Sein Vorschlag war aber nicht gesetzeskonform und so konnte er nur erreichen, dass es in Mehrfamilienhäusern nicht mehr gestattet ist, neue Apartments für Touristen einzurichten. Außerdem fing die Stadt Dubrovnik an, selbst Immobilien in der historischen Altstadt aufzukaufen und dort junge Familien mit Kindern anzusiedeln.
Doch all diese Immobilien müssen im Besitz der Stadt bleiben und es darf keine Möglichkeit geben, diese Immobilien weiterzuverkaufen.
Mato Franković, Bürgermeister von Dubrovnik
Damit erzürnt der Bürgermeister natürlich die örtliche Immobilienbranche, die in den letzten Jahrzehnten sehr viel Geld in Dubrovnik durch den Tourismus verdient hat. Ihr Geschäftsmodell kommt langsam ins Stocken.
Der Bürgermeister argumentiert, dass es schlicht keinen Sinn ergebe, wenn es bei 42.000 Einwohnern über 45.000 Gästebetten gebe - gleichzeitig aber zu wenige Immobilien am Markt seien, die sich kroatische Familien überhaupt noch leisten könnten.

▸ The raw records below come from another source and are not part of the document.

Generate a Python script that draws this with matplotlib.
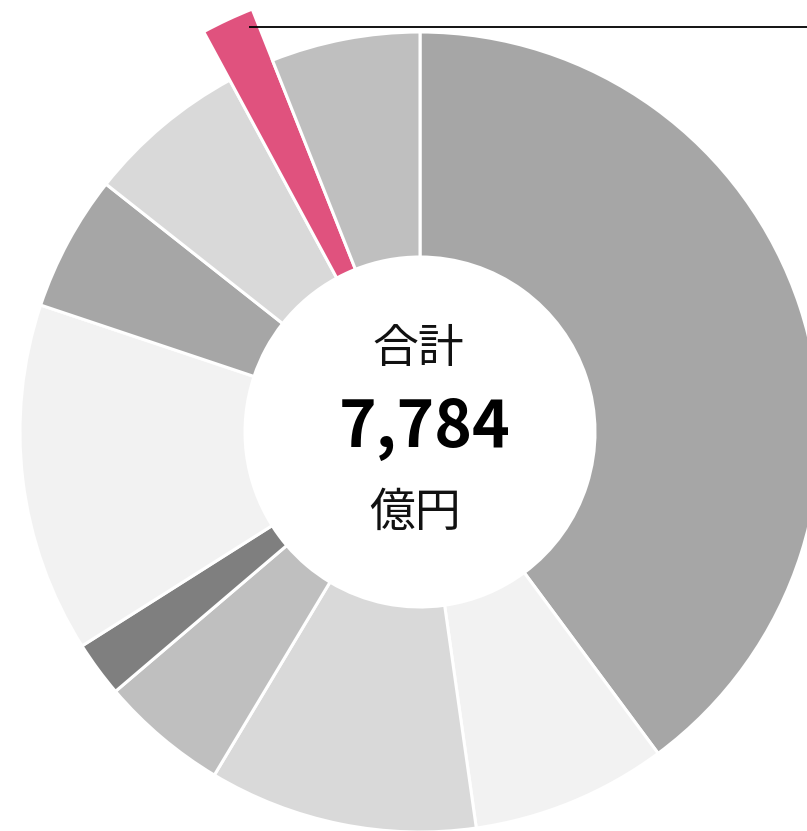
import matplotlib
matplotlib.use("Agg")
import matplotlib.pyplot as plt

plt.rcParams['font.family'] = ['Noto Sans CJK JP', 'DejaVu Sans']

# Data (億円)
categories = ["A", "B", "C", "D", "E", "F", "G", "H", "I", "J"]
values = [3102, 615, 844, 403, 175, 1099, 428, 504, 146, 468]
colors = ["#a6a6a6", "#f2f2f2", "#d9d9d9", "#bfbfbf", "#7f7f7f",
          "#f2f2f2", "#a6a6a6", "#d9d9d9", "#e0527e", "#bfbfbf"]
highlight = 8
total_label = "7,784"

W, H = 807, 831
fig = plt.figure(figsize=(W / 100, H / 100), dpi=100)
ax = fig.add_axes([0, 0, 1, 1])

cx, cy = 420, H - 432
r_out, r_in = 400, 175
wedges, _ = ax.pie(values, colors=colors, radius=r_out, center=(cx, cy),
                   startangle=90, counterclock=False,
                   wedgeprops=dict(width=r_out - r_in, edgecolor="white", linewidth=2.2))
hw = wedges[highlight]
hw.set_radius(455)
hw.set_width(455 - r_in)

ax.plot([249, W], [H - 27, H - 27], color="black", lw=1.3, solid_capstyle="butt")

ax.text(418, H - 349, "合計", ha="center", va="center", fontsize=33, color="#111111")
ax.text(425, H - 428, total_label, ha="center", va="center", fontsize=46,
        fontweight="bold", color="black")
ax.text(415, H - 513, "億円", ha="center", va="center", fontsize=33, color="#111111")

ax.set_xlim(0, W)
ax.set_ylim(0, H)
ax.set_aspect("auto")
ax.axis("off")

fig.savefig("out.png", dpi=100)
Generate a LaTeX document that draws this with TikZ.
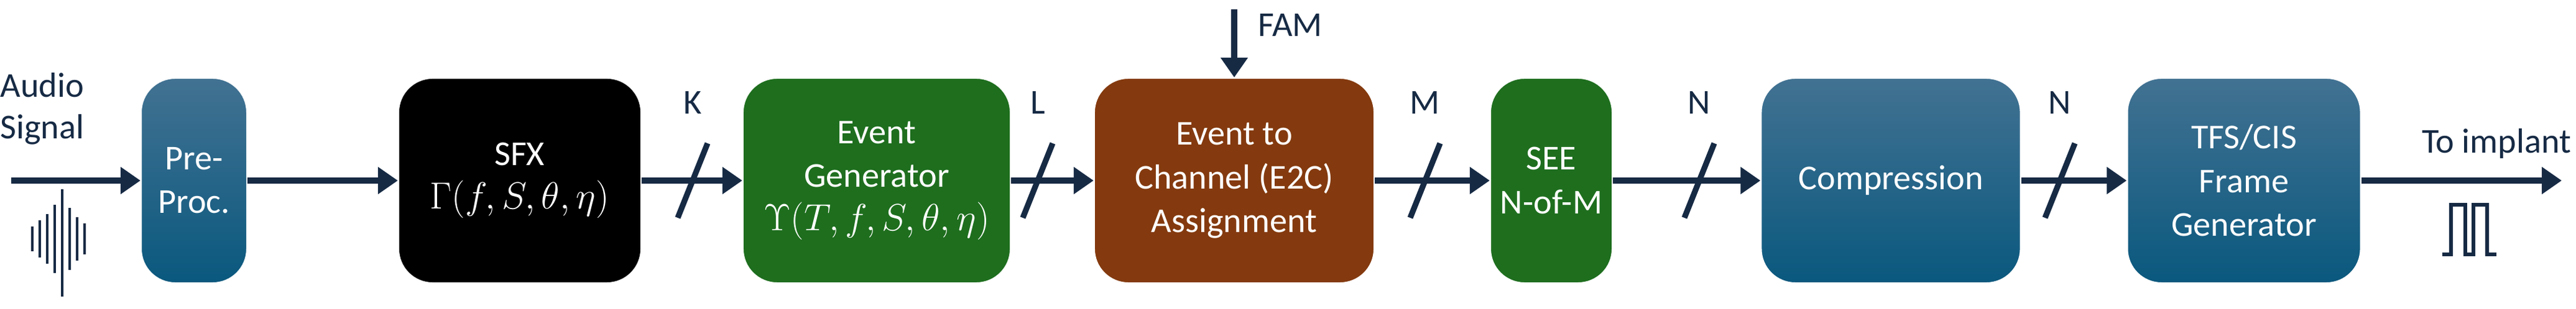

"Respect the City": Regeln für Touristen
Ein anderes Projekt der Stadt Dubrovnik nennt sich "Respect the city". Touristen werden hierbei aufgefordert Rücksicht auf die Anwohner zu nehmen. Das heißt unter anderem: keine Badekleidung in der Altstadt, sonst droht Ordnungsgeld. Und: kein Grölen, keine alkoholischen Getränke außerhalb der Gastronomie und die Bitte um eine leise An- und Abreise.
Angebliches Rollkofferverbot machte Schlagzeilen
Diese Bitte machte letzten Sommer weltweit Schlagzeilen als sogenanntes Rollkofferverbot, weil die Koffer auf den kleinen Pflastersteinen einen großen Lärm machen und gerade bei nächtlicher An- oder Abreise schon mal für schlaflose Nächte sorgen können. Das Rollkofferverbot entpuppte sich aber als Ente, wie uns der Bürgermeister verrät.
Es gehe nicht um Verbote und Strafen, sondern lediglich um eine Sensibilisierung der Touristen. Rollkoffer sind demnach grundsätzlich erlaubt, nur leise zu gebrauchen. Daher produzierte die Stadt ein Video für Touristen. Darin können sich die Besucher anschauen, wie sie sich in Dubrovnik benehmen sollen. Denn mit ein bisschen Rücksicht ist schon viel gewonnen - in der kleinen Stadt an der Adria, die in den letzten Jahren einfach viel zu populär geworden ist.